'''

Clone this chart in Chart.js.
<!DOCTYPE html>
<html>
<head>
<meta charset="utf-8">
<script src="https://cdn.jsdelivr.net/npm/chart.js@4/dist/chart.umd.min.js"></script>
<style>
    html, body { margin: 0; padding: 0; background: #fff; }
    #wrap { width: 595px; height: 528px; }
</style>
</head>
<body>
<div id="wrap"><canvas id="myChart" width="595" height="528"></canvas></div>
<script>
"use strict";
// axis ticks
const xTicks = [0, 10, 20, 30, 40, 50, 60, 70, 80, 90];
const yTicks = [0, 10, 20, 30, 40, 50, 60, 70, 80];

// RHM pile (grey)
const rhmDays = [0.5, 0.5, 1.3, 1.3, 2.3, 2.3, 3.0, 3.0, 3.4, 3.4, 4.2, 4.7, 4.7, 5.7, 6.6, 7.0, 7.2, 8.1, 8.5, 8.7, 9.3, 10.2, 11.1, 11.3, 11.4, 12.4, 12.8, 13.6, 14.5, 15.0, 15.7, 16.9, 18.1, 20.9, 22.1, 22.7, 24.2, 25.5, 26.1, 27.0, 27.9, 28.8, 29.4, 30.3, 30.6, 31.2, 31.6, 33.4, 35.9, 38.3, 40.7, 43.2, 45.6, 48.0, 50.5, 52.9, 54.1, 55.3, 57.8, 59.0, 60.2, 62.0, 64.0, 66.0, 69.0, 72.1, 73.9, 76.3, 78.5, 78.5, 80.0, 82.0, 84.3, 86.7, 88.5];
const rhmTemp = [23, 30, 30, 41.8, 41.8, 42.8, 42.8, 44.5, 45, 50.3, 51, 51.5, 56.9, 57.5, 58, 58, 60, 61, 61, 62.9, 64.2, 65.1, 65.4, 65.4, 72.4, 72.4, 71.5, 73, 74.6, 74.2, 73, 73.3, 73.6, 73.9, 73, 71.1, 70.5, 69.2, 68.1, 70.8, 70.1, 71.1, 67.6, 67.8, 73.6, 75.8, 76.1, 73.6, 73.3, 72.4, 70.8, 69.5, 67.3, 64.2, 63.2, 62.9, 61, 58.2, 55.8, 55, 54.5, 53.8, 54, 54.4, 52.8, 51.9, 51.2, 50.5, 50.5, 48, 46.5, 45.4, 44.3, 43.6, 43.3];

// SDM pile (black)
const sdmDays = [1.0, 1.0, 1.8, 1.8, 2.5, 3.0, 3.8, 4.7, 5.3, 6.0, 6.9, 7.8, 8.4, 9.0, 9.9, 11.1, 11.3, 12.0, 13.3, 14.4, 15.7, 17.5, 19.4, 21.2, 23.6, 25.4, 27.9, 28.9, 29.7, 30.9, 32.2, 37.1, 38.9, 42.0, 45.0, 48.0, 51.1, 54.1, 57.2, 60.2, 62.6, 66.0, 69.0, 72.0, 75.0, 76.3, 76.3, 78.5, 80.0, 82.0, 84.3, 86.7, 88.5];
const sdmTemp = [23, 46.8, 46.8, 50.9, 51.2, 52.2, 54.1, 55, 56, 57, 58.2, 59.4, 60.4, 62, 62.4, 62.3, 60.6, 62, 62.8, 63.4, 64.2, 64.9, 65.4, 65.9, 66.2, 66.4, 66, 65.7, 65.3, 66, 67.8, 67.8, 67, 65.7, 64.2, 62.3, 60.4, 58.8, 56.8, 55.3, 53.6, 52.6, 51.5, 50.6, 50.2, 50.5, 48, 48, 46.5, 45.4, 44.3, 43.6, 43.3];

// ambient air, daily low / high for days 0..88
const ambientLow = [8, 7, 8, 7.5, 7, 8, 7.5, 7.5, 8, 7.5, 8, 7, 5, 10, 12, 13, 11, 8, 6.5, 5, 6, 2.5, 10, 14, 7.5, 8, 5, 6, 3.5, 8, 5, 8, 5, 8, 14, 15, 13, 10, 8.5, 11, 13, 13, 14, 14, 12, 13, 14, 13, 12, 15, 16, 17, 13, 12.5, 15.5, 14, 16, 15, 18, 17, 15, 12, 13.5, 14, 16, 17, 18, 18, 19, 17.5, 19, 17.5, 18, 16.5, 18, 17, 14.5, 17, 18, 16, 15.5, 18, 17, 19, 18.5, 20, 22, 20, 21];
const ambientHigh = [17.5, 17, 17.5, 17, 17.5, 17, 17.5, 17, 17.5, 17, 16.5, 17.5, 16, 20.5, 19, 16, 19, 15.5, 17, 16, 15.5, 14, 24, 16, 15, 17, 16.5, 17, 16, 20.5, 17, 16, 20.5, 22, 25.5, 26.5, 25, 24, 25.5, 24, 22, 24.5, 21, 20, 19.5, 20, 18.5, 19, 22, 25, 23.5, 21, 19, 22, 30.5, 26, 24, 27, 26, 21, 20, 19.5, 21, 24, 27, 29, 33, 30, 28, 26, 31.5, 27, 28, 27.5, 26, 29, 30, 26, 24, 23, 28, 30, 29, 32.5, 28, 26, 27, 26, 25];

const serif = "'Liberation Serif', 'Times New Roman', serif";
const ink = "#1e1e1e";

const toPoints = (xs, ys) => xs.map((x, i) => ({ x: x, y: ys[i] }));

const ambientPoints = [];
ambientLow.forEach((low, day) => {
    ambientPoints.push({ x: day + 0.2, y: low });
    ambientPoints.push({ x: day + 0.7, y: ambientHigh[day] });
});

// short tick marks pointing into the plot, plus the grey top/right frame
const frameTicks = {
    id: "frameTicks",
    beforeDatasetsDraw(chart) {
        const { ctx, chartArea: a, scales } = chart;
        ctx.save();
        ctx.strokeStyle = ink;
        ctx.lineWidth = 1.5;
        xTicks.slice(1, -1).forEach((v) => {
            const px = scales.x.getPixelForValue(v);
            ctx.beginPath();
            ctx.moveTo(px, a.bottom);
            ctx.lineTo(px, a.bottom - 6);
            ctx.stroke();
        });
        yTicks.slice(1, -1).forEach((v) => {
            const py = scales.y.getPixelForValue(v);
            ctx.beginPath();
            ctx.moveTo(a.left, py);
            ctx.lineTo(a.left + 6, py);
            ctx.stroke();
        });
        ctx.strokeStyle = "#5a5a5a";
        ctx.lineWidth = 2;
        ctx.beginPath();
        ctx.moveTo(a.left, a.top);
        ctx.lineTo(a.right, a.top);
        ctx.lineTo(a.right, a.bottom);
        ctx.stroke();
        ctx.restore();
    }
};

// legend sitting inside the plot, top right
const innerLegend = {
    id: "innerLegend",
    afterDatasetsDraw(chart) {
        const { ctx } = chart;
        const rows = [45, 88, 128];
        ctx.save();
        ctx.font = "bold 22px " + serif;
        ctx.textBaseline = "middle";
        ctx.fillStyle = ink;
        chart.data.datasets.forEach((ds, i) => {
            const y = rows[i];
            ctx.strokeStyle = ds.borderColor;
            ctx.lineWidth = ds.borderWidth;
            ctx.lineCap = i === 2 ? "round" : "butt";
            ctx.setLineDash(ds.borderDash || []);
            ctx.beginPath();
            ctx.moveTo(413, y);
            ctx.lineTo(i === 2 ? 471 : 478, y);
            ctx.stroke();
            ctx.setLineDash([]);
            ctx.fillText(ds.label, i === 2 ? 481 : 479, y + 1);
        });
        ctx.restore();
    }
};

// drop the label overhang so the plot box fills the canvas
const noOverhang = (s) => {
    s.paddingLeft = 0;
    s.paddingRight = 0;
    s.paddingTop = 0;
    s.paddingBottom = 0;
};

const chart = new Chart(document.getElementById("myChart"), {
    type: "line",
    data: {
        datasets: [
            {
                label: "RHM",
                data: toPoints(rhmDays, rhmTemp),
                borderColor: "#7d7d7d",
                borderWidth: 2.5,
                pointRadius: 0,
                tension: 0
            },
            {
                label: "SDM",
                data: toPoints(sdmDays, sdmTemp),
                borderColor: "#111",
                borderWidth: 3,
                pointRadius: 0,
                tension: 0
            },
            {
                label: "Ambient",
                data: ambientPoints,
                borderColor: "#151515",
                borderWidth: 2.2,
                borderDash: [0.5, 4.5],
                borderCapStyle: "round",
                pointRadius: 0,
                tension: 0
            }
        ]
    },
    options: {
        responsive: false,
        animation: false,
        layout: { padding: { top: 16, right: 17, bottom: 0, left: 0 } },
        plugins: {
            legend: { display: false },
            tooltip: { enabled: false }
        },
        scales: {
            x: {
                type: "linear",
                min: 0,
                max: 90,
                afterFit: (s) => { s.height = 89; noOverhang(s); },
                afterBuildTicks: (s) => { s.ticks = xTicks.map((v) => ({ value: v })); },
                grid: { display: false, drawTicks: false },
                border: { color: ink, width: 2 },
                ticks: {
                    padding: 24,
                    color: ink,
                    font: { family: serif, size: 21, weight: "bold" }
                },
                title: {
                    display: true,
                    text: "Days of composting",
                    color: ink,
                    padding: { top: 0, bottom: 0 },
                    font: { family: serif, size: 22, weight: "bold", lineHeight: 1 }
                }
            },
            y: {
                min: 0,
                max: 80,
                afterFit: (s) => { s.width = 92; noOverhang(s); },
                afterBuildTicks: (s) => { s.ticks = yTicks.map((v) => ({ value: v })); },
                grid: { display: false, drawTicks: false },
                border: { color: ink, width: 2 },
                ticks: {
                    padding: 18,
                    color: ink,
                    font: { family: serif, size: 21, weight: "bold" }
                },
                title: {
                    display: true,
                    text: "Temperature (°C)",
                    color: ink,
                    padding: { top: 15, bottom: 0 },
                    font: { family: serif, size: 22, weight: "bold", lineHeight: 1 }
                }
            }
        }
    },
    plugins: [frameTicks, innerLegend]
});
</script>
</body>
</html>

'''
'''

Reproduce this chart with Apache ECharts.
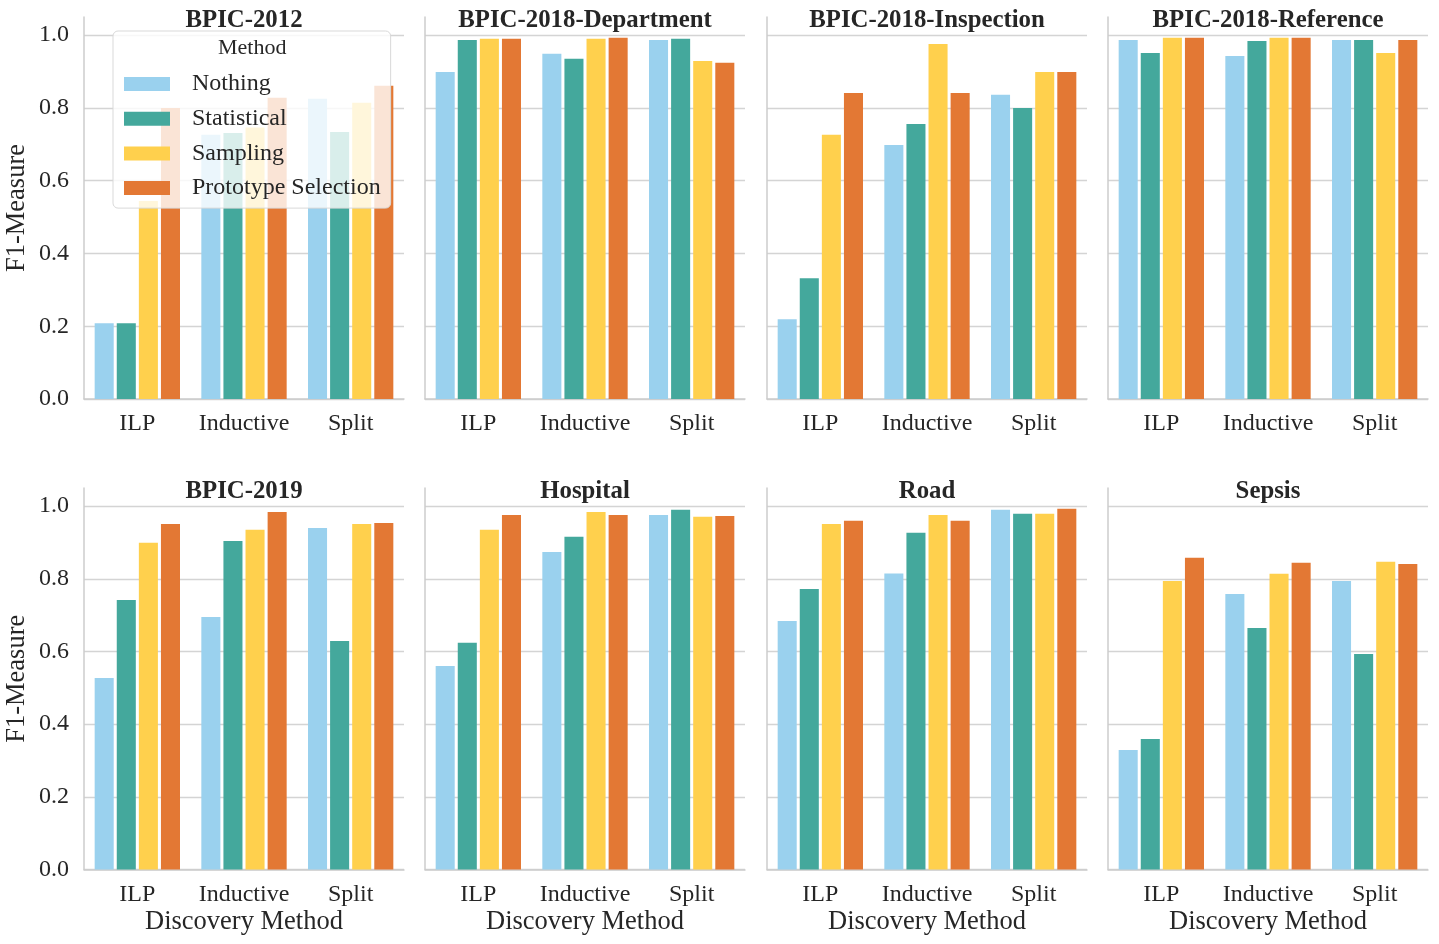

'''

§ **WHAT IS REQUIRED**:
Only the lines from the one holding "Clone this chart in Chart.js." through the one holding "60, 70, 80];" are wanted; retype them exactly.

§ **RESULT**:
Clone this chart in Chart.js.
<!DOCTYPE html>
<html>
<head>
<meta charset="utf-8">
<script src="https://cdn.jsdelivr.net/npm/chart.js@4/dist/chart.umd.min.js"></script>
<style>
    html, body { margin: 0; padding: 0; background: #fff; }
    #wrap { width: 595px; height: 528px; }
</style>
</head>
<body>
<div id="wrap"><canvas id="myChart" width="595" height="528"></canvas></div>
<script>
"use strict";
// axis ticks
const xTicks = [0, 10, 20, 30, 40, 50, 60, 70, 80, 90];
const yTicks = [0, 10, 20, 30, 40, 50, 60, 70, 80];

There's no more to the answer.